Keeping spending in check with a Dynamic Per Diem
In our early research, we found that overspending was the most common and most complained about issue that Millennials faced. It’s not hard to understand why—it’s ridiculously easy to spend money in our post-cash world with auto-debits and contactless payments. Before we know it, we’ve spent more than we can afford, and our goals (and even our bills) remain un-funded.
One of the respondents to our early surveys made a comment that stuck with us. When asked to recall a time when they felt they had spending under control, a frequent business traveller said ”It’s easy not to overspend when I have a per diem.” Determined to not spend any of their own money, he stuck to the $75/day allowance his company offered them for a week. It makes sense—a per diem is a simple number a user can refer to when going about their day. We asked ourselves, “If we present a user’s spending money as a per diem—a daily allowance—will they rein in their spending?”
Personally, I had already been isolating my spending money in my checking account from my bill money and goal money. My bill money and goal money were transferred out of my checking account immediately every payday, leaving only my spending money left in my checking account. To test the idea of a per diem, I created a spreadsheet on my phone that divided my checking balance by the number of days until payday. Every day I would enter my balance, and it would calculate a daily average or “Per Diem”. For example, if I have $1,000 in my account and 10 days until payday, $1,000 ÷ 10 days = $100 Per Diem.
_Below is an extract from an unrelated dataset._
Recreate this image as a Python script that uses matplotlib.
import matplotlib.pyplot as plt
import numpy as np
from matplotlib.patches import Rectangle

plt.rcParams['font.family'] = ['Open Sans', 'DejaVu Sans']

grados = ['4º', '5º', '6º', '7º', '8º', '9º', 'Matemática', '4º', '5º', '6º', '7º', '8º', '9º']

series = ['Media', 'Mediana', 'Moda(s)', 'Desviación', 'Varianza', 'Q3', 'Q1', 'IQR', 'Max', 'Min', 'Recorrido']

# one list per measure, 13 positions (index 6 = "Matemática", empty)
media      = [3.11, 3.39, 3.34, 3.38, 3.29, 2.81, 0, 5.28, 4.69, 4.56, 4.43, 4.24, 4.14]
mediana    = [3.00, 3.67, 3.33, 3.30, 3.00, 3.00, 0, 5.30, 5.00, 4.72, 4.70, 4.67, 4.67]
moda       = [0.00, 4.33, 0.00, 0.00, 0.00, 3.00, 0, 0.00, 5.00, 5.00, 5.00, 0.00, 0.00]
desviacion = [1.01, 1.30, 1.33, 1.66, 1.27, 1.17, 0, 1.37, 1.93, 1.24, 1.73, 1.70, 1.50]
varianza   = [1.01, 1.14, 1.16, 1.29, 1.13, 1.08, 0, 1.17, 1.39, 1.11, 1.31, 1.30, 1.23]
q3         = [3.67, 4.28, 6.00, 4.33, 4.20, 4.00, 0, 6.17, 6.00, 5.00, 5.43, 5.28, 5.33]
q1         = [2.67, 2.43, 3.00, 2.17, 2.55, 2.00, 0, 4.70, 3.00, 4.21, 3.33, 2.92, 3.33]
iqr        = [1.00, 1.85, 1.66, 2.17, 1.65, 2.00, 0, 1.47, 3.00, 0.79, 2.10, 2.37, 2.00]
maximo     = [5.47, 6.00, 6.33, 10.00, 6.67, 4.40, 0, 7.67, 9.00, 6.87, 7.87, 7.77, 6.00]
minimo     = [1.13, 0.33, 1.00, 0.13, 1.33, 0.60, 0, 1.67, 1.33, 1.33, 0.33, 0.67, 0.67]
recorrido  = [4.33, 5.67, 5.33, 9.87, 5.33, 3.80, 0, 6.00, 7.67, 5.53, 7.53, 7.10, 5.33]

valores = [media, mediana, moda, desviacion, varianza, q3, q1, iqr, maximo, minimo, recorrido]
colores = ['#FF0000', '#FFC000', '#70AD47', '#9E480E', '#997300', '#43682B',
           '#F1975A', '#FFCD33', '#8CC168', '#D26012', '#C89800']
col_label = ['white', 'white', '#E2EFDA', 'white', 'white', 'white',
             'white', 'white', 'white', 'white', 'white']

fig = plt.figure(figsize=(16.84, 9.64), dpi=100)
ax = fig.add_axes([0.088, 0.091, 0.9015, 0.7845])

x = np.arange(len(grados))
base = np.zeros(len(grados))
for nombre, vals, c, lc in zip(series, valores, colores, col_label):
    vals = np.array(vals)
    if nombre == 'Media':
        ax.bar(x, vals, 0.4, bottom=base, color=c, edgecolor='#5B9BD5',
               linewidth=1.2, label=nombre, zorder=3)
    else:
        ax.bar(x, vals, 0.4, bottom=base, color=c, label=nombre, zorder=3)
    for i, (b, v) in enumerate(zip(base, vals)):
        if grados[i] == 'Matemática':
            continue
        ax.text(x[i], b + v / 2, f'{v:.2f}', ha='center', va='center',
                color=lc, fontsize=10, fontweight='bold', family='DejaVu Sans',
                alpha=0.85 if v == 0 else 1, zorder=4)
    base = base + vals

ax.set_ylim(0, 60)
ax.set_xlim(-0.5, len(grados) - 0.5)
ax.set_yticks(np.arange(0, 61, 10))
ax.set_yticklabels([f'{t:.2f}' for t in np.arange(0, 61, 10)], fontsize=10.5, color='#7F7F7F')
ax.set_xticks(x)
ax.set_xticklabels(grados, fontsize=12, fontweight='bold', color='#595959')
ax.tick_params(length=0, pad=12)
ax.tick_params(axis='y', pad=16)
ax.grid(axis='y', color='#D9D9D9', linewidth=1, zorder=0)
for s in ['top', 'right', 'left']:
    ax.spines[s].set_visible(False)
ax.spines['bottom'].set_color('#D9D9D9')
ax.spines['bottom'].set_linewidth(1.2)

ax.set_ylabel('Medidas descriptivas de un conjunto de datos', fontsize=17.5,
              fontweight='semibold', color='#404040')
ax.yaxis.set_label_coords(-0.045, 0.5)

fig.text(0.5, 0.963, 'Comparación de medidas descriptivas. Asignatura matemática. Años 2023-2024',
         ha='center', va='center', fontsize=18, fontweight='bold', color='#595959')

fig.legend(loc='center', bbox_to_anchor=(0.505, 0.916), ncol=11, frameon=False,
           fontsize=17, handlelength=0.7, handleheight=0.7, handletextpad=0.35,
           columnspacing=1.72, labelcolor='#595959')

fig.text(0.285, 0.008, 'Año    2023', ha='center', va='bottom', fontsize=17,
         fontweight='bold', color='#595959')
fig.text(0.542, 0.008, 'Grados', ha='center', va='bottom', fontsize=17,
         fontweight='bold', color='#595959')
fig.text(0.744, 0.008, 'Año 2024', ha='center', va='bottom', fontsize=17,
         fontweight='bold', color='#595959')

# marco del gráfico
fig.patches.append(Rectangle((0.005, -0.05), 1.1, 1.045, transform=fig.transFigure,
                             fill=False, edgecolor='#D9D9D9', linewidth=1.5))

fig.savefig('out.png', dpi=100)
While I never spent exactly my Per Diem (or even close), there was a natural feedback loop which allowed me to pace my spending. If my Per Diem went down one day, I knew to cool it until it went back up again. I loved this and wanted to incorporate this in the app.
The implementation of the per diem was dynamic in that it re-calculated the per diem with every balance update. If a user woke up with a $100 per diem, but had spent the whole $100 by lunchtime, their per diem now showed $90 per day ($900 ÷ 10 days = $90 Per Diem).
Early testing was promising. Users who regularly viewed this screen overspent 22% less than those who only referred to the total spending number on the home screen. Some amount of this decrease in overspending could be attributed to the visual approach we took, presenting money as a large or small stack depending on the amount rather than just a number.
Today, with small improvements in visual design and UX, that number has climbed to 29%. One user said, “[the per diem] is kinda like when you’re crossing the street and the stoplight shows the number of seconds you have to cross. Often, you subconsciously modulate your pace to the time remaining so you reach the other side with 0 seconds to spare. That’s what it’s like.”